Using artificial neural networks to accelerate thermo-elastohydrodynamic lubrication simulations

Thermo-elastohydrodynamic lubrication (TEHL) simulations have long been used to predict the lubrication performance of various engineering systems. This study evaluates the use of artificial neural networks (ANNs) for predicting key parameters in tribological systems and investigates the speed and accuracy of three hybrid simulation frameworks that combine ANNs with classical finite volume method (FVM) approaches to solve TEHL problems for point contacts. Six ANNs were trained to predict rigid body separation, maximum fluid temperature, mid-film friction coefficient and spatial profiles of hydrodynamic pressure, liquid film friction and fluid temperature. A total of 600 classical TEHL simulations were used for training and testing. The ANN predictions showed excellent agreement with FVM results for all outputs except for three-dimensional temperature profiles with small variations. The hybrid frameworks achieved simulation speeds up to three times faster than classical FVM simulations without loss of accuracy. With a minor sacrifice in accuracy, speed-ups of up to nine times were observed.
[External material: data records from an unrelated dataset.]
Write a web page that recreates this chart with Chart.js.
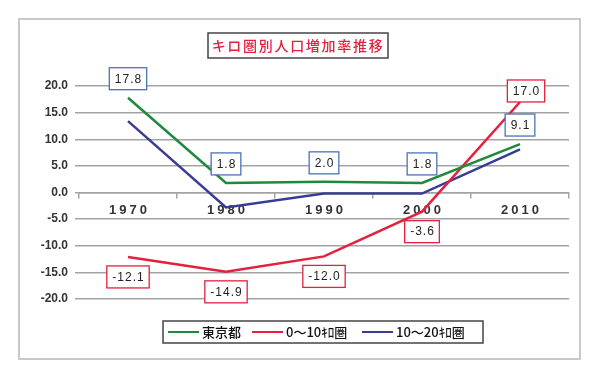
<!DOCTYPE html>
<html>
<head>
<meta charset="utf-8">
<script src="https://cdn.jsdelivr.net/npm/chart.js@4.4.0/dist/chart.umd.min.js"></script>
<style>
  body { margin: 0; background: #fff; }
  #wrap { width: 600px; height: 381px; }
</style>
</head>
<body>
<div id="wrap"><canvas id="kiroChart" width="600" height="381"></canvas></div>
<script>
// Daten
const years = ['1970', '1980', '1990', '2000', '2010'];
const tokyo = [17.8, 1.8, 2.0, 1.8, 9.1];
const ken0to10 = [-12.1, -14.9, -12.0, -3.6, 17.0];
const ken10to20 = [13.4, -2.8, -0.2, -0.2, 8.1];
const yTicks = [20, 15, 10, 5, 0, -5, -10, -15, -20];
const seriesNames = ['東京都', '0～10ｷﾛ圏', '10～20ｷﾛ圏'];
const chartTitle = 'キロ圏別人口増加率推移';

const GREEN = '#1f8a3c';
const RED = '#e3213d';
const NAVY = '#383c92';
const BOX_BLUE = '#4a72b8';
const GRID = '#a3a3a3';
const JP = "'Noto Sans CJK JP', sans-serif";
const NUM = "'Liberation Sans', Arial, sans-serif";

let kiroChart = document.querySelector('#kiroChart');

// Rahmen, Titel, Legende, Achsenbeschriftung, Wertkästchen
const deko = {
  id: 'deko',
  beforeDraw(chart) {
    const ctx = chart.ctx;
    ctx.save();
    // äusserer Rahmen
    ctx.strokeStyle = '#c9c9c9';
    ctx.lineWidth = 2;
    ctx.strokeRect(19, 19, 561, 340);

    // Titel
    ctx.font = '500 14px ' + JP;
    ctx.letterSpacing = '1.7px';
    const tw = ctx.measureText(chartTitle).width;
    ctx.strokeStyle = '#444';
    ctx.lineWidth = 1.5;
    ctx.strokeRect(208, 33, 180, 25);
    ctx.fillStyle = RED;
    ctx.textBaseline = 'middle';
    ctx.textAlign = 'left';
    ctx.fillText(chartTitle, 298 - tw / 2, 46);

    // Legende
    ctx.letterSpacing = '0px';
    ctx.strokeStyle = '#444';
    ctx.lineWidth = 1.5;
    ctx.strokeRect(163, 321, 320, 22);
    ctx.font = '500 13px ' + JP;
    ctx.fillStyle = '#111';
    const legendX = [168, 252, 362];
    chart.data.datasets.forEach((ds, i) => {
      const x = legendX[i];
      ctx.strokeStyle = ds.borderColor;
      ctx.lineWidth = 2;
      ctx.beginPath();
      ctx.moveTo(x, 332);
      ctx.lineTo(x + 31, 332);
      ctx.stroke();
      ctx.fillText(ds.label, x + 34, 332.5);
    });
    ctx.restore();
  },
  beforeDatasetsDraw(chart) {
    // x-Beschriftung unter der Nulllinie
    const ctx = chart.ctx;
    const xs = chart.scales.x;
    const ys = chart.scales.y;
    ctx.save();
    ctx.font = 'bold 13px ' + NUM;
    ctx.letterSpacing = '3px';
    ctx.fillStyle = '#333';
    ctx.textBaseline = 'middle';
    ctx.textAlign = 'left';
    years.forEach((yr, i) => {
      const w = ctx.measureText(yr).width - 3;
      ctx.fillText(yr, xs.getPixelForValue(i) - w / 2, ys.getPixelForValue(0) + 18);
    });
    ctx.restore();
  },
  afterDatasetsDraw(chart) {
    const ctx = chart.ctx;
    ctx.save();
    ctx.font = '12px ' + NUM;
    ctx.letterSpacing = '1px';
    ctx.textBaseline = 'middle';
    ctx.textAlign = 'left';
    const withBoxes = [
      { idx: 0, color: BOX_BLUE, dy: -19 },
      { idx: 1, color: RED, dy: 20 }
    ];
    withBoxes.forEach(b => {
      const meta = chart.getDatasetMeta(b.idx);
      const vals = chart.data.datasets[b.idx].data;
      meta.data.forEach((pt, j) => {
        const txt = vals[j].toFixed(1);
        const w = ctx.measureText(txt).width;
        let cx = pt.x;
        let cy = pt.y + b.dy;
        // letzter roter Wert sitzt oben rechts vom Punkt
        if (b.idx === 1 && j === vals.length - 1) {
          cx = pt.x + 6;
          cy = pt.y - 11;
        }
        const bw = w + 10;
        const bh = 22;
        ctx.fillStyle = '#fff';
        ctx.fillRect(cx - bw / 2, cy - bh / 2, bw, bh);
        ctx.strokeStyle = b.color;
        ctx.lineWidth = 1.3;
        ctx.strokeRect(cx - bw / 2, cy - bh / 2, bw, bh);
        ctx.fillStyle = '#222';
        ctx.fillText(txt, cx - (w - 1) / 2, cy + 0.5);
      });
    });
    ctx.restore();
  }
};

const data = {
  labels: years,
  datasets: [
    { label: seriesNames[0], data: tokyo, borderColor: GREEN },
    { label: seriesNames[1], data: ken0to10, borderColor: RED },
    { label: seriesNames[2], data: ken10to20, borderColor: NAVY }
  ].map(ds => Object.assign(ds, {
    borderWidth: 2.5,
    pointRadius: 0,
    fill: false,
    tension: 0
  }))
};

const config = {
  type: 'line',
  data: data,
  options: {
    responsive: false,
    animation: false,
    layout: {
      padding: { left: 20, right: 31, top: 86, bottom: 82 }
    },
    plugins: {
      legend: { display: false },
      title: { display: false },
      tooltip: { enabled: false }
    },
    scales: {
      x: {
        type: 'category',
        position: { y: 0 },
        offset: true,
        grid: {
          drawOnChartArea: false,
          tickLength: 5,
          color: GRID,
          lineWidth: 1.5,
          offset: true
        },
        border: { color: GRID, width: 1.5 },
        ticks: { display: false }
      },
      y: {
        min: -20,
        max: 20,
        afterBuildTicks: scale => {
          scale.ticks = yTicks.map(v => ({ value: v }));
        },
        afterFit: scale => {
          scale.width = 59;
        },
        grid: { color: GRID, lineWidth: 1.5, tickLength: 4 },
        border: { display: false },
        ticks: {
          padding: 7,
          color: '#333',
          font: { family: NUM, size: 12, weight: 'bold' },
          callback: v => v.toFixed(1)
        }
      }
    }
  },
  plugins: [deko]
};

const chart = new Chart(kiroChart, config);
</script>
</body>
</html>
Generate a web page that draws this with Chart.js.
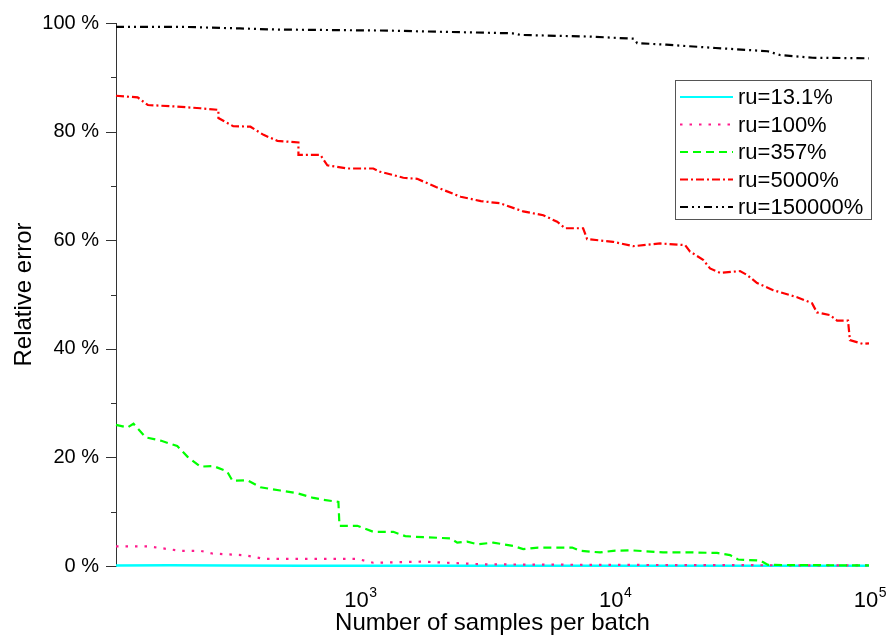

To evaluate generalisation across spatial discretisations, the frameworks were also tested on coarser (65 × 65) and finer (193 × 193) meshes, despite being trained only on a 129 × 129 mesh. The results showed that both the ANN predictions and hybrid solutions remained accurate across all mesh resolutions with comparable acceleration effects. This highlights the scalability and robustness of the hybrid frameworks, as well as the ability of ANNs to generalise across different resolutions, significantly reducing the need for retraining and expanding the practical applicability of the approach.